** START OF Input for this task **

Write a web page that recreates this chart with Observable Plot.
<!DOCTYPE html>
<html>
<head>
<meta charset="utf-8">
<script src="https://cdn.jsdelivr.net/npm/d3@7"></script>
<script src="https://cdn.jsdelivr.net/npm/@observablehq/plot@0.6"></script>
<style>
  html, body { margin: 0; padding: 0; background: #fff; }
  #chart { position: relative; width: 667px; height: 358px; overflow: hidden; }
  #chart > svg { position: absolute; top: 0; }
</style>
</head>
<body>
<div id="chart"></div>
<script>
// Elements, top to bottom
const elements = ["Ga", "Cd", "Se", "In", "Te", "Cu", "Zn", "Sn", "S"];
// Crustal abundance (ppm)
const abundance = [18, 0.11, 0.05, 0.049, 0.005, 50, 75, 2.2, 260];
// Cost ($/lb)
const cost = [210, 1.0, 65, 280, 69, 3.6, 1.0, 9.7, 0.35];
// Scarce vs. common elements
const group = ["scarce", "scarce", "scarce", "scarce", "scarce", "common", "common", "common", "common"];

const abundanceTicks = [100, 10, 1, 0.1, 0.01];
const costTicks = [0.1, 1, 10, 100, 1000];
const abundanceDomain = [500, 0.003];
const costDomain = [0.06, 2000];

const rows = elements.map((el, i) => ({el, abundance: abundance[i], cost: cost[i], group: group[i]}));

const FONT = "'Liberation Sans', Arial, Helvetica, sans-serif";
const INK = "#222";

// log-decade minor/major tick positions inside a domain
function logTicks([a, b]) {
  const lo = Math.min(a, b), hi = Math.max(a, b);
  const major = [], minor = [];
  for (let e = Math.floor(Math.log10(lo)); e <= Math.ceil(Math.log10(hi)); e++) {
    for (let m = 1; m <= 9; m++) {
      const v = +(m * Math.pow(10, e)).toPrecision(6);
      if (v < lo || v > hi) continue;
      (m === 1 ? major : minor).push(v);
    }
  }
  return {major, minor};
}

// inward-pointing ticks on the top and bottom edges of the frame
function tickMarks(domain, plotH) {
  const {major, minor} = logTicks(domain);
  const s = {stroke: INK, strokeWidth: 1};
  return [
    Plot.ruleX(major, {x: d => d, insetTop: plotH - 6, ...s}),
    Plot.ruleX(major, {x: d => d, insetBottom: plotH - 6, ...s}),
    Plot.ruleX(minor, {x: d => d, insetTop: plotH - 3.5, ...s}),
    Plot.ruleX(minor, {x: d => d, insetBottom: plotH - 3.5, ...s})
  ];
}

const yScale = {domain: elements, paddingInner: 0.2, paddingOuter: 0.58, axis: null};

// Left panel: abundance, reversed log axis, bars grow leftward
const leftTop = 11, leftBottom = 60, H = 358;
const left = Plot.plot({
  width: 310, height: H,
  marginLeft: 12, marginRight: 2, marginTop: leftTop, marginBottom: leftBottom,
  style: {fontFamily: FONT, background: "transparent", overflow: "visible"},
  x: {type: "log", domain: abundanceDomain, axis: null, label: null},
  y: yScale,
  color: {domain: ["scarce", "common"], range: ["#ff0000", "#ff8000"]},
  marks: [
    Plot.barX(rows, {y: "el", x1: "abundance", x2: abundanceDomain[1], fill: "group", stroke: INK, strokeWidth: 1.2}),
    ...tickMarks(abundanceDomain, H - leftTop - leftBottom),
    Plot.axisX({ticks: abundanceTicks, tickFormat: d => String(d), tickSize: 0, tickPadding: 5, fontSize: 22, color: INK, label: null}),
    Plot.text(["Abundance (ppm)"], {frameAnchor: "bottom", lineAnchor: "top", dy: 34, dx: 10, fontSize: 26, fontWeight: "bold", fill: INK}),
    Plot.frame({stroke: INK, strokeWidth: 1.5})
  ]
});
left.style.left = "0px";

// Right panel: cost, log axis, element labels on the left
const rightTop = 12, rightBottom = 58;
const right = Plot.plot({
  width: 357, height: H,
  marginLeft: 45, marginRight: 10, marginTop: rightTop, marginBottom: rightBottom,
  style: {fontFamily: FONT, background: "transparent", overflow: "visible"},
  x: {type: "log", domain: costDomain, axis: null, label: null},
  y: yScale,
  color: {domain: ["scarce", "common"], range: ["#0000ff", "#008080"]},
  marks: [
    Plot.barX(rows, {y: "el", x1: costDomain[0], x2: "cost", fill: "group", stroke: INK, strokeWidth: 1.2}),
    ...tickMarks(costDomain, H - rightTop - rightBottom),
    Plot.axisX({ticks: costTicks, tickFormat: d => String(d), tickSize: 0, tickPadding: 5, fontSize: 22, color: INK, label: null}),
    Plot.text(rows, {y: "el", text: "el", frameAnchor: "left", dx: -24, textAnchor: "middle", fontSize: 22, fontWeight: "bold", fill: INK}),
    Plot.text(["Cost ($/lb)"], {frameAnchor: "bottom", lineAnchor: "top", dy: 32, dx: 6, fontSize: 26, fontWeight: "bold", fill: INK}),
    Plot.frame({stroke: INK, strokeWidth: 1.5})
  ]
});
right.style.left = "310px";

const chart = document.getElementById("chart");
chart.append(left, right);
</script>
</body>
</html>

** END OF Input for this task **
** START OF Input for this task **

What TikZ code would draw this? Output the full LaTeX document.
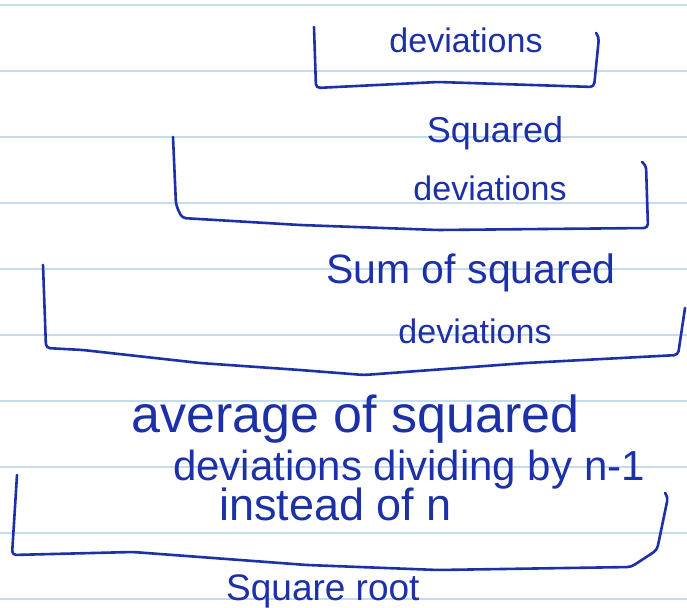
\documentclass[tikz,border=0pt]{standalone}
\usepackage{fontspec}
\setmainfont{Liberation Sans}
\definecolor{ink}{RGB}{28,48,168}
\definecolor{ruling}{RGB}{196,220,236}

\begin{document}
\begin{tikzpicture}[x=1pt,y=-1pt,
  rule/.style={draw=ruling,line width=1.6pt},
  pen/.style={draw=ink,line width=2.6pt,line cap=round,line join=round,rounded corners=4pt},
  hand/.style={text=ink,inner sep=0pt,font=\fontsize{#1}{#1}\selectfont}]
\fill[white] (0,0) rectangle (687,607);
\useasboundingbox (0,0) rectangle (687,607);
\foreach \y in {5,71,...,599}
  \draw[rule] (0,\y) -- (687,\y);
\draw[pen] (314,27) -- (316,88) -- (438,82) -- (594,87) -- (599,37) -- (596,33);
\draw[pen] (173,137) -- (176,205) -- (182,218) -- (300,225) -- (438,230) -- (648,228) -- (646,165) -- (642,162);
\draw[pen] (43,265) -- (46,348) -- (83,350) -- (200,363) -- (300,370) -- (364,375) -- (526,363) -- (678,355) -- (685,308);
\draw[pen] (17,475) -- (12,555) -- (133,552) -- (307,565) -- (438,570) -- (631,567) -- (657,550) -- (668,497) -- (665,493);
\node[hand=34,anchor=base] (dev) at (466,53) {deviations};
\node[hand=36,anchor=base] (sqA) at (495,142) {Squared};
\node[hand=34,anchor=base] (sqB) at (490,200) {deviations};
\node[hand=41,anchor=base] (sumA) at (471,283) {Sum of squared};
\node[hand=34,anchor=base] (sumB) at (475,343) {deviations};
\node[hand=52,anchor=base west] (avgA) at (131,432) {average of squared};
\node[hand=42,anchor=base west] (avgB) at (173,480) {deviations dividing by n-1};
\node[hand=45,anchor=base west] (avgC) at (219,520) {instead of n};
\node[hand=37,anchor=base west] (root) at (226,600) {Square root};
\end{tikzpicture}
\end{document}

** END OF Input for this task **
** START OF Input for this task **

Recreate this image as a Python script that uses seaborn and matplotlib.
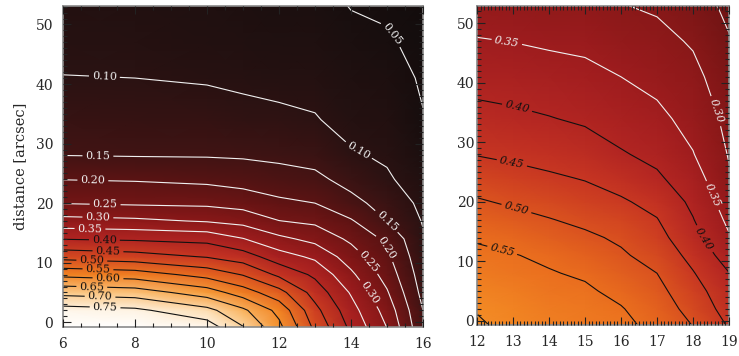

** END OF Input for this task **

* Exercise directions
Tell how many lines of the data above hold the string "that". Give only the number.

* Response to this exercise
2